By pez on Wednesday, June 27, 2001 - 03:12 pm:

    everytime i go downtown i refuse to get a paper bag. i always refer to my backpack as an entity.

    cleaned my room the other day. went through piles of papers books and pens. threw out one bag of trash and recycled: one bag of paper, two bags of plastic bags and one and a half bags of bottles and cans.

    i have about four boxes of clothes shoes and magazines to sell/give away. more is in a basement closet.


By cyst on Wednesday, June 27, 2001 - 03:46 pm:

    I try. I rinse and reuse ziploc baggies. I put the components of my lunch directly into my backpack instead of an extra bag; I use bread wrappers for my boyfriend's lunches. I put my home-state apples (and bananas and mandarins and peppers and zucchini, etc.) directly into the basket rather than putting them into extra plastic bags. I don't get stryrofoam takeout or delivery pizzas. I reuse my paper cups. I refill my water bottle. I read newspapers online. I accept paper grocery bags, then I reuse them as trash bags. I walk to the store. I recycle when facilities are available.

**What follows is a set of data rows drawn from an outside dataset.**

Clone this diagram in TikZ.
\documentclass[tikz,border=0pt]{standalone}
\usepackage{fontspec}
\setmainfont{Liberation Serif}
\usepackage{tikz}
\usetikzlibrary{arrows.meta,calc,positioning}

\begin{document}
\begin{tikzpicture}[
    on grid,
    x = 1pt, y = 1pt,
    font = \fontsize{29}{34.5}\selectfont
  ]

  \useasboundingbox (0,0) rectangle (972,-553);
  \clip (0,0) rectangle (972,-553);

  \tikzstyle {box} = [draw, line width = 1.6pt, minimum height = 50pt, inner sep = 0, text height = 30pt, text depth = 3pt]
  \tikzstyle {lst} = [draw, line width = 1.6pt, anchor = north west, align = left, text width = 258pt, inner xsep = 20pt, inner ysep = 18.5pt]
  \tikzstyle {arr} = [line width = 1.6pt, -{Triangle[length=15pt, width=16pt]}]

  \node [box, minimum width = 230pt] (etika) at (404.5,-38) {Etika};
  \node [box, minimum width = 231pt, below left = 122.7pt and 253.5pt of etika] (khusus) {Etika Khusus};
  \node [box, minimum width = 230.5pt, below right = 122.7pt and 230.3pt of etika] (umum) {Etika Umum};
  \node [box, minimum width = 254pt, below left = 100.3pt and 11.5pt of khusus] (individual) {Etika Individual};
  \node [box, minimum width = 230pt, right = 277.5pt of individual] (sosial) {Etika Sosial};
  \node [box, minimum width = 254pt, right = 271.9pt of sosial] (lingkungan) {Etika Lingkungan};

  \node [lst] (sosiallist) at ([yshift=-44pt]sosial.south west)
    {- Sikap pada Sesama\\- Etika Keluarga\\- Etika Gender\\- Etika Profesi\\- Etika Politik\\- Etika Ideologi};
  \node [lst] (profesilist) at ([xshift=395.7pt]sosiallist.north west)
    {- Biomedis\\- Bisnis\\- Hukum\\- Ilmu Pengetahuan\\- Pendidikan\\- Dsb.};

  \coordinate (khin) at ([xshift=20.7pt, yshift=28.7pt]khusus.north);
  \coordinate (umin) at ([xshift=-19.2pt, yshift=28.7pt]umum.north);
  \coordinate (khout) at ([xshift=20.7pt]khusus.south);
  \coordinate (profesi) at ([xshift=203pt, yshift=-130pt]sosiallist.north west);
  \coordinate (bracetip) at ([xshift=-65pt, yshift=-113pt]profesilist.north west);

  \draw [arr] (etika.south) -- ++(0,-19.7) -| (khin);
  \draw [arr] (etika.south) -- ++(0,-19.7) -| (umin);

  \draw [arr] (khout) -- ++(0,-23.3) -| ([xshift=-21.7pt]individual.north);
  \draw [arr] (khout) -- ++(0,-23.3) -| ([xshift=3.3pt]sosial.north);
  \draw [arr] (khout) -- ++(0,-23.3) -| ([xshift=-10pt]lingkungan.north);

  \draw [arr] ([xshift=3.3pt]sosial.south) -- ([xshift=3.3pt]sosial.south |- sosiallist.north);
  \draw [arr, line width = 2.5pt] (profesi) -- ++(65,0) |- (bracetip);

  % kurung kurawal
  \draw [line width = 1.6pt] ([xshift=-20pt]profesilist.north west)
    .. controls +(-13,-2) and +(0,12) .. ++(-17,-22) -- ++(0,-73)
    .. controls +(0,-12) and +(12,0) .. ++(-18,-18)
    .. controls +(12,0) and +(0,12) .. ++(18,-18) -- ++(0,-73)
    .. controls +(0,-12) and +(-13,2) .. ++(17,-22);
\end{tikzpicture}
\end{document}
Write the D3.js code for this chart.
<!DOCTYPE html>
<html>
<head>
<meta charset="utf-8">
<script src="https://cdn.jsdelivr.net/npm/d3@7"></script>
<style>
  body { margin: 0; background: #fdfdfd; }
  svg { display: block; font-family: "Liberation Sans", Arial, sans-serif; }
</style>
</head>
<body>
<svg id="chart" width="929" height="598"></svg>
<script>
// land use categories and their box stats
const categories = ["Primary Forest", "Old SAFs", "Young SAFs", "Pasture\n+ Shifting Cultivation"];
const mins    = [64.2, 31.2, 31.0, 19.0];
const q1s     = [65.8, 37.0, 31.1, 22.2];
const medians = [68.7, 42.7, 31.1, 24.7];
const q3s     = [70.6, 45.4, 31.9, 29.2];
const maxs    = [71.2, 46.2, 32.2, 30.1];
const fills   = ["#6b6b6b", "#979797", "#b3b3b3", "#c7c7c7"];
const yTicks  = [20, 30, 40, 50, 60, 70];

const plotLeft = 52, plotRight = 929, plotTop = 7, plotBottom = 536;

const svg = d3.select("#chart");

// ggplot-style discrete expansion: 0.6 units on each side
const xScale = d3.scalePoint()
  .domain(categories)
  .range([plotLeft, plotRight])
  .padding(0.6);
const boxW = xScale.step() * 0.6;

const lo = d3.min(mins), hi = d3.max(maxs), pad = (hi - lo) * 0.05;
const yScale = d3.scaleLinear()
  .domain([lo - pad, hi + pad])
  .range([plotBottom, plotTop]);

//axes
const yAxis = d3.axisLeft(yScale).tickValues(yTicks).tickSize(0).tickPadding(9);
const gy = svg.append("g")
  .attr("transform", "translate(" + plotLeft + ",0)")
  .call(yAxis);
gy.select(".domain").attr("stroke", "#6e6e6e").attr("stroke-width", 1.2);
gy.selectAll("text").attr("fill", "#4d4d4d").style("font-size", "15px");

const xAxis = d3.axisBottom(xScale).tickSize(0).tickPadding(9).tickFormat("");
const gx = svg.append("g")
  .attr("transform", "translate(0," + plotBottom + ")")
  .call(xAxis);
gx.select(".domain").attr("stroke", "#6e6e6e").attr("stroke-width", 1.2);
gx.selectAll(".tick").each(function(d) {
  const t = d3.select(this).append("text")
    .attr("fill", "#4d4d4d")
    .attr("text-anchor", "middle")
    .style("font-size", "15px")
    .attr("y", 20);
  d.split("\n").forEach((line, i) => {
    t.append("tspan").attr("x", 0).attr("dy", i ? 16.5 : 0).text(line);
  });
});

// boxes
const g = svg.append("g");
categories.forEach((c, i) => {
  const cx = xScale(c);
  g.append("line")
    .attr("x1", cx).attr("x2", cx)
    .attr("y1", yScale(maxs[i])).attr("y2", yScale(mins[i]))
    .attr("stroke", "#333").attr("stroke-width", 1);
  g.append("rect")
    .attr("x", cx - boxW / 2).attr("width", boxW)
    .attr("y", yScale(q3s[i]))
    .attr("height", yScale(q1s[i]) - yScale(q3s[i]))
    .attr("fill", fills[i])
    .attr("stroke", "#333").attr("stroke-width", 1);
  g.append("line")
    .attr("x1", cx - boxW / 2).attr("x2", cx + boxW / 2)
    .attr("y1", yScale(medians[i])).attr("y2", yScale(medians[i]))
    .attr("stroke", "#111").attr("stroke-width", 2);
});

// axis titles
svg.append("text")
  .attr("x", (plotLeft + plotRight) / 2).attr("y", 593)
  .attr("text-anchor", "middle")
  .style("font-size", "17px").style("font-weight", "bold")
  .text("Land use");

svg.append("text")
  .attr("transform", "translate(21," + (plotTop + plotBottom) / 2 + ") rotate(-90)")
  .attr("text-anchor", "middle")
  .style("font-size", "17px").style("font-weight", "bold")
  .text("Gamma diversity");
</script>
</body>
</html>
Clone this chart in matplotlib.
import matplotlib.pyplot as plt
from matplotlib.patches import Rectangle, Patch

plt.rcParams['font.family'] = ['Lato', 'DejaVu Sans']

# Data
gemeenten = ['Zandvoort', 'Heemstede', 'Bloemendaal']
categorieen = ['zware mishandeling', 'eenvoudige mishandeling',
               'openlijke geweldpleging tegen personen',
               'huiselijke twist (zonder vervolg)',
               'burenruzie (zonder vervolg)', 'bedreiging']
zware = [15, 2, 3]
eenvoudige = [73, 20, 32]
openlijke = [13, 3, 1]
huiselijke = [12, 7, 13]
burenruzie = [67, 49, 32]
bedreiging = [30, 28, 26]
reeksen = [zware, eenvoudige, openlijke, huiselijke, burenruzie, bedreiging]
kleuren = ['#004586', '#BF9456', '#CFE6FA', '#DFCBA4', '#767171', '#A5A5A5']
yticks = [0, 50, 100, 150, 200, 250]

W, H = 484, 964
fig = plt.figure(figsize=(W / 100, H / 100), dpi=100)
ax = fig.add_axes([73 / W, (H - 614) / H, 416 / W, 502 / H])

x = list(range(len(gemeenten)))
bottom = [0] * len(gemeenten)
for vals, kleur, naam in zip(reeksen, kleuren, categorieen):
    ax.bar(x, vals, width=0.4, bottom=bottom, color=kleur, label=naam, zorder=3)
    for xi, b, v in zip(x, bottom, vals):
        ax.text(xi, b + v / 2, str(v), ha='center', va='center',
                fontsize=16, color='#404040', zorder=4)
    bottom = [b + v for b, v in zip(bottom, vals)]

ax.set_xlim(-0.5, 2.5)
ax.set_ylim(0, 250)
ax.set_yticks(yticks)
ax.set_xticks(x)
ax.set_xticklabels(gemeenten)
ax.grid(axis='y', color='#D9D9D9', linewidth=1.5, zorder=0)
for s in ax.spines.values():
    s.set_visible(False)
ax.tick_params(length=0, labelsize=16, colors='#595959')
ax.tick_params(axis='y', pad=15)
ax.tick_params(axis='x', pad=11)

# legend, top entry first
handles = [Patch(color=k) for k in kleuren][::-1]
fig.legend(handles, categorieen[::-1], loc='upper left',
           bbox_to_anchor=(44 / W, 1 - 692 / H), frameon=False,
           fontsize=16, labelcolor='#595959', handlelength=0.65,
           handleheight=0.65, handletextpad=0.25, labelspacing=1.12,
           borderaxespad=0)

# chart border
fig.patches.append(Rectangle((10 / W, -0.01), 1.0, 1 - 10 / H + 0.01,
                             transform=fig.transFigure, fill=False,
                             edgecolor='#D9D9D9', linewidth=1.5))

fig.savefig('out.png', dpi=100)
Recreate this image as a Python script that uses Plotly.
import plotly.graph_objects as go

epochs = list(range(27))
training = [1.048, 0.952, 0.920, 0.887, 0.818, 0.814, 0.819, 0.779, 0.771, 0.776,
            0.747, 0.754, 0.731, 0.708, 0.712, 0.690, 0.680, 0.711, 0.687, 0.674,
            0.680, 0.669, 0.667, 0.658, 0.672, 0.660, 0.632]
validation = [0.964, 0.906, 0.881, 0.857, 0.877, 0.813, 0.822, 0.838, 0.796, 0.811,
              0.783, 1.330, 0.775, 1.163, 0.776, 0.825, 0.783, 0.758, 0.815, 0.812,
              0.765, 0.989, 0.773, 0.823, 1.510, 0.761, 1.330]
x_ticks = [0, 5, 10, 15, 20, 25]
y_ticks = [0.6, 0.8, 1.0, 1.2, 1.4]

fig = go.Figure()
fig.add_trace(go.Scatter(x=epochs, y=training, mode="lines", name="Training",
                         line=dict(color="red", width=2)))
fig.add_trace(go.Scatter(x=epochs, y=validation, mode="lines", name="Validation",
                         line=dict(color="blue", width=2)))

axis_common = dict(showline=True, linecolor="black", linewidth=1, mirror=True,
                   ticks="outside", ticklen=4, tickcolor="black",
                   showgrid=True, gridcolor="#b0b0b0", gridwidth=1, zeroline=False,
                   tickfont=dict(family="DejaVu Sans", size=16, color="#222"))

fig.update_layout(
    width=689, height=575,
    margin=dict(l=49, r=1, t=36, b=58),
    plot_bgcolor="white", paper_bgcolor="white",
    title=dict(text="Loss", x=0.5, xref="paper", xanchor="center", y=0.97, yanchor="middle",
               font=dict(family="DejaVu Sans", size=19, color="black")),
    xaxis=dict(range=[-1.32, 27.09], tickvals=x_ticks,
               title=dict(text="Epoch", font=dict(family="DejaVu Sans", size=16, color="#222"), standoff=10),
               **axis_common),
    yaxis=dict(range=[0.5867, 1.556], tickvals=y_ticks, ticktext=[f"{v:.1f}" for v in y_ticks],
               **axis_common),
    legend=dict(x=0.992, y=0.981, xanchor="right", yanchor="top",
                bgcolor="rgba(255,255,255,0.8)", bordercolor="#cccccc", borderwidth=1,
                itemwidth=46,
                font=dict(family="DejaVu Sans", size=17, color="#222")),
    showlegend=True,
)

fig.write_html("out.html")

    and I pretend that all these things make some small difference, but I don't actually believe it. because I wash my clothes and heat my apartment and use canned goods and drive my car to the gym and use a computer and take daily showers and clean the toilet with bleach and have a refrigerator and eat at restaurants and breathe oxygen and go to the movies and work in an air-conditioned office and eat turkey sandwiches and drink coffee and buy imported goods and buy new cotton clothes.

    none of it matters. if you really care, I'm convinced that the very best you can do is get sterilized and convince others to do the same.


By pez on Wednesday, June 27, 2001 - 06:05 pm:

    i had my kitten spayed.

    there's not much else i can do at this point. i love being around small children. not that i'm going to have any for a looooooooong time.